What gain has the worker from his toil? I have seen the business that God has given to the children of man to be busy with. He has made everything beautiful in its time. Also, he has put ignorance into man’s heart, yet so that he cannot find out what God has done from beginning to the end. I perceived that there is nothing better for them than to be joyful and to do good as long as they live; also that everyone should eat and drink and take pleasure in his toil – this is God’s gift to man.” – Solomon, King of Israel [Ecclesiastes 3:9-13]

The colors of a sunrise,
a morning suprise,
the love you find in another’s eyes.
The hand that helps you up, when you’ve fallen down;
All is gift, my friend, all is gift from a loving God.

The changing of the seasons, life is born anew.
Laughter and smiles and birds that sing;
that hope that we cling to when the darkness comes;
All is gift, my friend, all is gift from a loving God.

Memories of a yesterday, tears that flow,
broken dreams, broken hearts we learn to grow.
A God who will let us know we’re not alone,
we’re not alone.
All is gift, my friend, all is gift from a loving God.
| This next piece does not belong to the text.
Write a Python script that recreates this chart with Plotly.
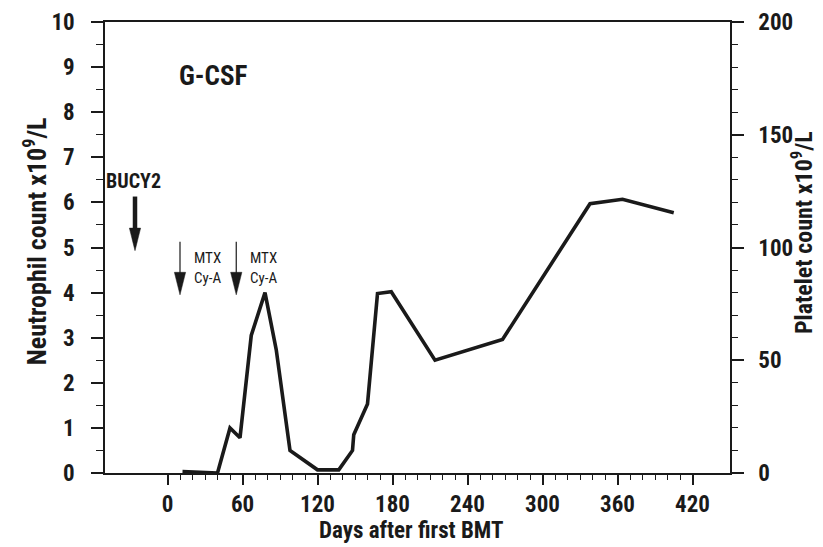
import plotly.graph_objects as go

# ---- data ----
days = [12, 40, 50, 58, 67, 70, 78, 87, 98, 120, 137, 148, 149, 160, 168, 179, 214, 268, 338, 364, 405]
counts = [0.03, 0.0, 1.0, 0.78, 3.05, 3.3, 4.0, 2.73, 0.5, 0.07, 0.07, 0.5, 0.85, 1.53, 3.98, 4.02, 2.5, 2.96, 5.97, 6.07, 5.77]

x_ticks = [0, 60, 120, 180, 240, 300, 360, 420]
y_left_ticks = list(range(0, 11))
y_right_ticks = [0, 50, 100, 150, 200]

bucy_day = -26
mtx_days = [10, 55]
mtx_label = "MTX<br>Cy-A"

FONT = "Roboto Condensed, Noto Sans Condensed, Liberation Sans Narrow, Roboto, sans-serif"
INK = "#1a1a1a"

fig = go.Figure()
fig.add_trace(go.Scatter(x=days, y=counts, mode="lines",
                         line=dict(color=INK, width=3.6), showlegend=False, hoverinfo="skip"))
fig.add_trace(go.Scatter(x=[None], y=[None], yaxis="y2", showlegend=False, hoverinfo="skip"))

shapes = []
annotations = []

def arrow(day, top, tip, shaft_w, head_w_days, head_h):
    shapes.append(dict(type="line", xref="x", yref="y", x0=day, x1=day, y0=top, y1=tip + head_h * 0.5,
                       line=dict(color=INK, width=shaft_w)))
    shapes.append(dict(type="path", xref="x", yref="y",
                       path=f"M {day - head_w_days/2},{tip + head_h} L {day + head_w_days/2},{tip + head_h} L {day},{tip} Z",
                       fillcolor=INK, line=dict(color=INK, width=0.5)))

arrow(bucy_day, 6.13, 4.93, 4.5, 9.0, 0.5)
for d in mtx_days:
    arrow(d, 5.13, 3.95, 1.2, 9.0, 0.5)

annotations.append(dict(x=bucy_day - 1, y=6.48, xref="x", yref="y", text="BUCY2", showarrow=False,
                        font=dict(family=FONT, size=20, color=INK, weight="bold")))
for d in mtx_days:
    annotations.append(dict(x=d + 22.5, y=4.55, xref="x", yref="y", text=mtx_label, showarrow=False,
                            font=dict(family=FONT, size=15, color=INK, weight="normal"), align="center"))
annotations.append(dict(x=37, y=8.8, xref="x", yref="y", text="G-CSF", showarrow=False,
                        font=dict(family=FONT, size=27, color=INK, weight="bold")))

# axis titles
annotations.append(dict(xref="paper", yref="paper", x=-0.112, y=0.514, textangle=-90,
                        text="Neutrophil count x10<sup>9</sup>/L", showarrow=False,
                        xanchor="center", yanchor="middle",
                        font=dict(family=FONT, size=26, color=INK, weight="bold")))
annotations.append(dict(xref="paper", yref="paper", x=1.115, y=0.534, textangle=-90,
                        text="Platelet count x10<sup>9</sup>/L", showarrow=False,
                        xanchor="center", yanchor="middle",
                        font=dict(family=FONT, size=24, color=INK, weight="bold")))
annotations.append(dict(xref="paper", yref="paper", x=0.49, y=-0.127,
                        text="Days after first BMT", showarrow=False,
                        xanchor="center", yanchor="middle",
                        font=dict(family=FONT, size=23, color=INK, weight="bold")))

# the page body adds an 8 px offset, so the figure is kept inside the window
fig.update_layout(
    width=815, height=539,
    margin=dict(l=97, r=93, t=14, b=74),
    paper_bgcolor="white", plot_bgcolor="white",
    font=dict(family=FONT, color=INK, size=20, weight="bold"),
    shapes=shapes, annotations=annotations,
    xaxis=dict(range=[-50, 450], tickvals=x_ticks, ticktext=[str(v) for v in x_ticks],
               ticks="outside", ticklen=10, tickwidth=1.5, tickcolor=INK,
               showline=True, linecolor=INK, linewidth=1.5, mirror=True,
               showgrid=False, zeroline=False, automargin=False,
               tickfont=dict(size=23), ticklabelstandoff=0,
               minor=dict(tickmode="array", tickvals=[v for v in range(0, 421, 10) if v % 60],
                          ticks="outside", ticklen=5, tickwidth=1.2, tickcolor=INK)),
    yaxis=dict(range=[0, 10], tickvals=y_left_ticks, ticks="outside", ticklen=12, tickwidth=1.5,
               tickcolor=INK, showline=True, linecolor=INK, linewidth=1.5, automargin=False,
               showgrid=False, zeroline=False, tickfont=dict(size=23), ticklabelstandoff=12,
               minor=dict(dtick=0.5, ticks="outside", ticklen=7, tickwidth=1.2, tickcolor=INK)),
    yaxis2=dict(range=[0, 200], tickvals=y_right_ticks, overlaying="y", side="right", anchor="x",
                ticks="outside", ticklen=12, tickwidth=1.5, tickcolor=INK, automargin=False,
                showline=True, linecolor=INK, linewidth=1.5, ticklabelstandoff=10,
                showgrid=False, zeroline=False, tickfont=dict(size=23),
                minor=dict(dtick=10, ticks="outside", ticklen=6, tickwidth=1.2, tickcolor=INK)),
)

fig.write_html("out.html")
Hearts that unite, a friendship born,
in sacred earth seeds are sown and we are fed.
Hands unafraid to reach and souls that touch;
All is gift, my friend, all is gift from a loving God.
Kathy Sherman


  • Stanley Hauerwas, commenting on Augustine’s thought: “That we are dependent beings is self-evident if we acknowledge as we should that we cannot remember our birth. Augustine, like Wittgenstein, emphasizes the significance of birth as a definitive human experience that makes impossible our temptation to ignore the fact we are bodily creatures. Our bodily character makes us mysteries to ourselves inviting us to ask the childish question, “Where did I come from?” It is Augustine’s willingness to risk appearing childish by probing the ontological implications of that question that Rees argues makes the account of his life in the Confessions so compelling.”